:: WHAT TO DO ::
Write the data out again, character for character, with no images.
——————————
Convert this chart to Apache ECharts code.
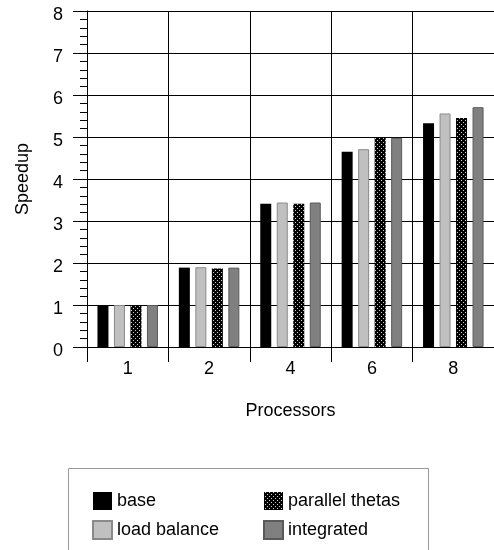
<!DOCTYPE html>
<html>
<head>
<meta charset="utf-8">
<script src="https://cdn.jsdelivr.net/npm/echarts@6/dist/echarts.min.js"></script>
<style>
html,body{margin:0;padding:0;background:#fff;}
#chart{width:494px;height:550px;}
</style>
</head>
<body>
<div id="chart"></div>
<script>
var categories = ['1', '2', '4', '6', '8'];
var seriesNames = ['base', 'load balance', 'parallel thetas', 'integrated'];
var baseVals = [1.0, 1.89, 3.41, 4.65, 5.33];
var loadBalanceVals = [1.0, 1.9, 3.44, 4.71, 5.56];
var parallelThetasVals = [1.0, 1.87, 3.41, 5.0, 5.45];
var integratedVals = [1.0, 1.89, 3.44, 4.98, 5.71];
var yTicks = [0, 1, 2, 3, 4, 5, 6, 7, 8];

function dotPattern() {
  var c = document.createElement('canvas');
  c.width = 4; c.height = 4;
  var g = c.getContext('2d');
  g.fillStyle = '#000';
  g.fillRect(0, 0, 4, 4);
  g.fillStyle = '#d0d0d0';
  g.fillRect(1, 0, 1, 1);
  g.fillRect(3, 2, 1, 1);
  return c;
}

var chart = echarts.init(document.getElementById('chart'), null, {renderer: 'canvas'});
var txt = '#000';
var font = 'Liberation Sans, Arial, sans-serif';

var option = {
  animation: false,
  backgroundColor: '#fff',
  textStyle: {fontFamily: font},
  grid: {left: 87, top: 11, width: 413, height: 336},
  xAxis: {
    type: 'category',
    data: categories,
    boundaryGap: true,
    name: 'Processors',
    nameLocation: 'middle',
    nameGap: 55,
    nameTextStyle: {fontSize: 18, color: txt, fontFamily: font},
    axisLine: {show: true, lineStyle: {color: '#000', width: 1}},
    axisTick: {show: true, length: 15, interval: 0, lineStyle: {color: '#000'}},
    axisLabel: {fontSize: 18, color: txt, margin: 13, fontFamily: font},
    splitLine: {show: true, interval: 0, lineStyle: {color: '#000', width: 1}}
  },
  yAxis: {
    type: 'value',
    min: yTicks[0],
    max: yTicks[yTicks.length - 1],
    interval: 1,
    name: 'Speedup',
    nameLocation: 'middle',
    nameGap: 55,
    nameTextStyle: {fontSize: 18, color: txt, fontFamily: font},
    axisLine: {show: true, lineStyle: {color: '#000', width: 1}},
    axisTick: {show: true, length: 14, lineStyle: {color: '#000'}},
    minorTick: {show: true, splitNumber: 5, length: 7, lineStyle: {color: '#000'}},
    axisLabel: {fontSize: 18, color: txt, margin: 24, fontFamily: font, verticalAlign: 'top', lineHeight: 8},
    splitLine: {show: true, lineStyle: {color: '#000', width: 1}}
  },
  legend: [
    {
      data: [seriesNames[0], seriesNames[1]],
      orient: 'vertical', left: 87, top: 487,
      itemWidth: 19, itemHeight: 18, itemGap: 10,
      icon: 'rect',
      textStyle: {fontSize: 18, color: txt, fontFamily: font}
    },
    {
      data: [seriesNames[2], seriesNames[3]],
      orient: 'vertical', left: 258, top: 487,
      itemWidth: 19, itemHeight: 18, itemGap: 10,
      icon: 'rect',
      textStyle: {fontSize: 18, color: txt, fontFamily: font}
    }
  ],
  graphic: [{
    type: 'rect',
    shape: {x: 68.5, y: 468.5, width: 360, height: 100},
    style: {fill: 'none', stroke: '#999', lineWidth: 1},
    silent: true
  }],
  series: [
    {name: seriesNames[0], type: 'bar', data: baseVals, barWidth: 11, barGap: '50%',
     itemStyle: {color: '#000'}},
    {name: seriesNames[1], type: 'bar', data: loadBalanceVals, barWidth: 11, barGap: '50%',
     itemStyle: {color: '#c0c0c0', borderColor: '#8a8a8a', borderWidth: 1}},
    {name: seriesNames[2], type: 'bar', data: parallelThetasVals, barWidth: 11, barGap: '50%',
     itemStyle: {color: {image: dotPattern(), repeat: 'repeat'}}},
    {name: seriesNames[3], type: 'bar', data: integratedVals, barWidth: 11, barGap: '50%',
     itemStyle: {color: '#808080', borderColor: '#5a5a5a', borderWidth: 1}}
  ]
};
chart.setOption(option);
</script>
</body>
</html>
——————————
:: SOLUTION TO THIS TASK ::
Convert this chart to Apache ECharts code.
<!DOCTYPE html>
<html>
<head>
<meta charset="utf-8">
<script src="https://cdn.jsdelivr.net/npm/echarts@6/dist/echarts.min.js"></script>
<style>
html,body{margin:0;padding:0;background:#fff;}
#chart{width:494px;height:550px;}
</style>
</head>
<body>
<div id="chart"></div>
<script>
var categories = ['1', '2', '4', '6', '8'];
var seriesNames = ['base', 'load balance', 'parallel thetas', 'integrated'];
var baseVals = [1.0, 1.89, 3.41, 4.65, 5.33];
var loadBalanceVals = [1.0, 1.9, 3.44, 4.71, 5.56];
var parallelThetasVals = [1.0, 1.87, 3.41, 5.0, 5.45];
var integratedVals = [1.0, 1.89, 3.44, 4.98, 5.71];
var yTicks = [0, 1, 2, 3, 4, 5, 6, 7, 8];

function dotPattern() {
  var c = document.createElement('canvas');
  c.width = 4; c.height = 4;
  var g = c.getContext('2d');
  g.fillStyle = '#000';
  g.fillRect(0, 0, 4, 4);
  g.fillStyle = '#d0d0d0';
  g.fillRect(1, 0, 1, 1);
  g.fillRect(3, 2, 1, 1);
  return c;
}

var chart = echarts.init(document.getElementById('chart'), null, {renderer: 'canvas'});
var txt = '#000';
var font = 'Liberation Sans, Arial, sans-serif';

var option = {
  animation: false,
  backgroundColor: '#fff',
  textStyle: {fontFamily: font},
  grid: {left: 87, top: 11, width: 413, height: 336},
  xAxis: {
    type: 'category',
    data: categories,
    boundaryGap: true,
    name: 'Processors',
    nameLocation: 'middle',
    nameGap: 55,
    nameTextStyle: {fontSize: 18, color: txt, fontFamily: font},
    axisLine: {show: true, lineStyle: {color: '#000', width: 1}},
    axisTick: {show: true, length: 15, interval: 0, lineStyle: {color: '#000'}},
    axisLabel: {fontSize: 18, color: txt, margin: 13, fontFamily: font},
    splitLine: {show: true, interval: 0, lineStyle: {color: '#000', width: 1}}
  },
  yAxis: {
    type: 'value',
    min: yTicks[0],
    max: yTicks[yTicks.length - 1],
    interval: 1,
    name: 'Speedup',
    nameLocation: 'middle',
    nameGap: 55,
    nameTextStyle: {fontSize: 18, color: txt, fontFamily: font},
    axisLine: {show: true, lineStyle: {color: '#000', width: 1}},
    axisTick: {show: true, length: 14, lineStyle: {color: '#000'}},
    minorTick: {show: true, splitNumber: 5, length: 7, lineStyle: {color: '#000'}},
    axisLabel: {fontSize: 18, color: txt, margin: 24, fontFamily: font, verticalAlign: 'top', lineHeight: 8},
    splitLine: {show: true, lineStyle: {color: '#000', width: 1}}
  },
  legend: [
    {
      data: [seriesNames[0], seriesNames[1]],
      orient: 'vertical', left: 87, top: 487,
      itemWidth: 19, itemHeight: 18, itemGap: 10,
      icon: 'rect',
      textStyle: {fontSize: 18, color: txt, fontFamily: font}
    },
    {
      data: [seriesNames[2], seriesNames[3]],
      orient: 'vertical', left: 258, top: 487,
      itemWidth: 19, itemHeight: 18, itemGap: 10,
      icon: 'rect',
      textStyle: {fontSize: 18, color: txt, fontFamily: font}
    }
  ],
  graphic: [{
    type: 'rect',
    shape: {x: 68.5, y: 468.5, width: 360, height: 100},
    style: {fill: 'none', stroke: '#999', lineWidth: 1},
    silent: true
  }],
  series: [
    {name: seriesNames[0], type: 'bar', data: baseVals, barWidth: 11, barGap: '50%',
     itemStyle: {color: '#000'}},
    {name: seriesNames[1], type: 'bar', data: loadBalanceVals, barWidth: 11, barGap: '50%',
     itemStyle: {color: '#c0c0c0', borderColor: '#8a8a8a', borderWidth: 1}},
    {name: seriesNames[2], type: 'bar', data: parallelThetasVals, barWidth: 11, barGap: '50%',
     itemStyle: {color: {image: dotPattern(), repeat: 'repeat'}}},
    {name: seriesNames[3], type: 'bar', data: integratedVals, barWidth: 11, barGap: '50%',
     itemStyle: {color: '#808080', borderColor: '#5a5a5a', borderWidth: 1}}
  ]
};
chart.setOption(option);
</script>
</body>
</html>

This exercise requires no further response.